Tuesday, October 04, 2011


I was teaching a philosophy class as a graduate student when I heard that O.J. Simpson had been acquitted. The students and I spent the entire session—when we were “supposed” to be going over readings on the mind-body problem—talking epistemology: How could anyone know what had happened the night of the killings? Was there really any good reason to conclude that he was innocent?
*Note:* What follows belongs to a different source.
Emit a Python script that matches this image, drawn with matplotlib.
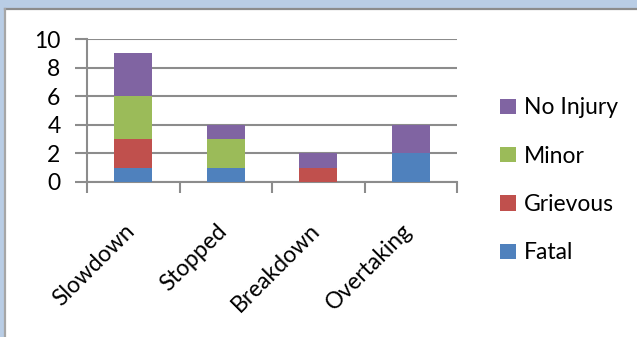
import matplotlib.pyplot as plt
import matplotlib.patches as mpatches
import numpy as np

plt.rcParams['font.family'] = ['Lato', 'DejaVu Sans']

causes = ["Slowdown", "Stopped", "Breakdown", "Overtaking"]
fatal = [1, 1, 0, 2]
grievous = [2, 0, 1, 0]
minor = [3, 2, 0, 0]
no_injury = [3, 1, 1, 2]

series = [("Fatal", fatal, "#4F81BD"),
          ("Grievous", grievous, "#C0504D"),
          ("Minor", minor, "#9BBB59"),
          ("No Injury", no_injury, "#8064A2")]

W, H = 637, 337
fs = 16.5
fig = plt.figure(figsize=(W / 100, H / 100), dpi=100)
fig.patch.set_facecolor("#B9CDE5")

# white chart area with grey frame on top and left
fig.add_artist(mpatches.Rectangle((5 / W, 0), 1, 1 - 9 / H, transform=fig.transFigure,
                                  facecolor="white", edgecolor="none", zorder=0))
fig.add_artist(plt.Line2D([5 / W, 1], [1 - 9 / H, 1 - 9 / H], transform=fig.transFigure,
                          color="#8C8C8C", lw=1.6, zorder=1))
fig.add_artist(plt.Line2D([5 / W, 5 / W], [0, 1 - 9 / H], transform=fig.transFigure,
                          color="#A6A6A6", lw=1.6, zorder=1))

ax = fig.add_axes([87 / W, 1 - 182 / H, 370 / W, 143 / H])
ax.set_facecolor("none")

x = np.arange(len(causes))
bottom = np.zeros(len(causes))
handles = []
for name, vals, col in series:
    h = ax.bar(x, vals, width=0.41, bottom=bottom, color=col, label=name, zorder=3)
    handles.append(h)
    bottom += np.array(vals)

ax.set_xlim(-0.5, len(causes) - 0.5)
ax.set_ylim(0, 10)
ax.set_yticks(range(0, 11, 2))
ax.yaxis.grid(True, color="#8C8C8C", lw=1.5, zorder=0)
ax.set_axisbelow(True)

for s in ["top", "right"]:
    ax.spines[s].set_visible(False)
for s in ["left", "bottom"]:
    ax.spines[s].set_color("#8C8C8C")
    ax.spines[s].set_linewidth(1.5)

# ticks on category boundaries, labels rotated under the centres
ax.set_xticks(np.arange(len(causes) + 1) - 0.5)
ax.set_xticklabels([])
ax.tick_params(axis="x", length=8, width=1.5, color="#8C8C8C")
ax.tick_params(axis="y", length=9, width=1.5, color="#8C8C8C", labelsize=fs, pad=10)
for i, c in enumerate(causes):
    ax.text(i - 0.10, -2.66, c, rotation=45, ha="right", va="top",
            rotation_mode="anchor", fontsize=fs, transform=ax.transData)

leg = fig.legend(handles[::-1], [s[0] for s in series][::-1],
                 loc="upper left", bbox_to_anchor=(489 / W, 1 - 86 / H),
                 frameon=False, fontsize=fs, handlelength=0.66, handleheight=0.66,
                 handletextpad=0.35, labelspacing=1.19, borderpad=0)

fig.savefig("out.png", dpi=100)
Was it true that, “If the glove don’t, fit you must acquit?”

Most of the class concluded that the evidence in support of his guilt was overwhelming, that the standard of “reasonable doubt” hadn’t been attained. (Oddly, most of them also had a notoriously relativistic conception of truth, something to effect of “what’s true for me is true for me; what’s true for you is true for you,” but that seemed to go out the window when people’s lives were at stake.)

Yesterday, when the news of Amanda Knox’s acquittal came over the internetz, I was at my desk, preparing to teach my own Intro to Philosophy class, but in contrast to the O.J. verdict, I wasn’t immediately compelled to throw out my planned lesson in favor of discussing this ruling.

Does this suggest that it’s somehow more intriguing from the point of view of epistemology when apparently guilty people are found to be innocent than when allegedly guilty individuals are ruled innocent? Is the former somehow stranger to our sense of truth than the latter?

Maybe there’s one of those sociobiological explanations in play here: our hunter-gatherer ancestors, for instance, would have been more interested in bad guys getting way with shit than good guys being unfairly punished. Creatures who failed at the latter would have less of a likelihood of passing on their genes than those who failed at the former. So, maybe we’re hard-wired in this way.

I usually resist such explanations, but I dunno. One thing I’m sure of, though: the whole sorry story is a tragedy.


Blogger Deb's Lunch said...

When I heard about OJ, I was in a car with a group of Pleasant Co. employees - my fellow book designers and picture researchers - we were going to meet with a woman who had written a book about 18th and 19th century clothing, that would provide background for us developing the Company's historical dolls & books. The British-born art director said that she thought OJ was definitely guilty but there was no way he could've gotten a fair trial in the U.S. - and we all pretty much agreed.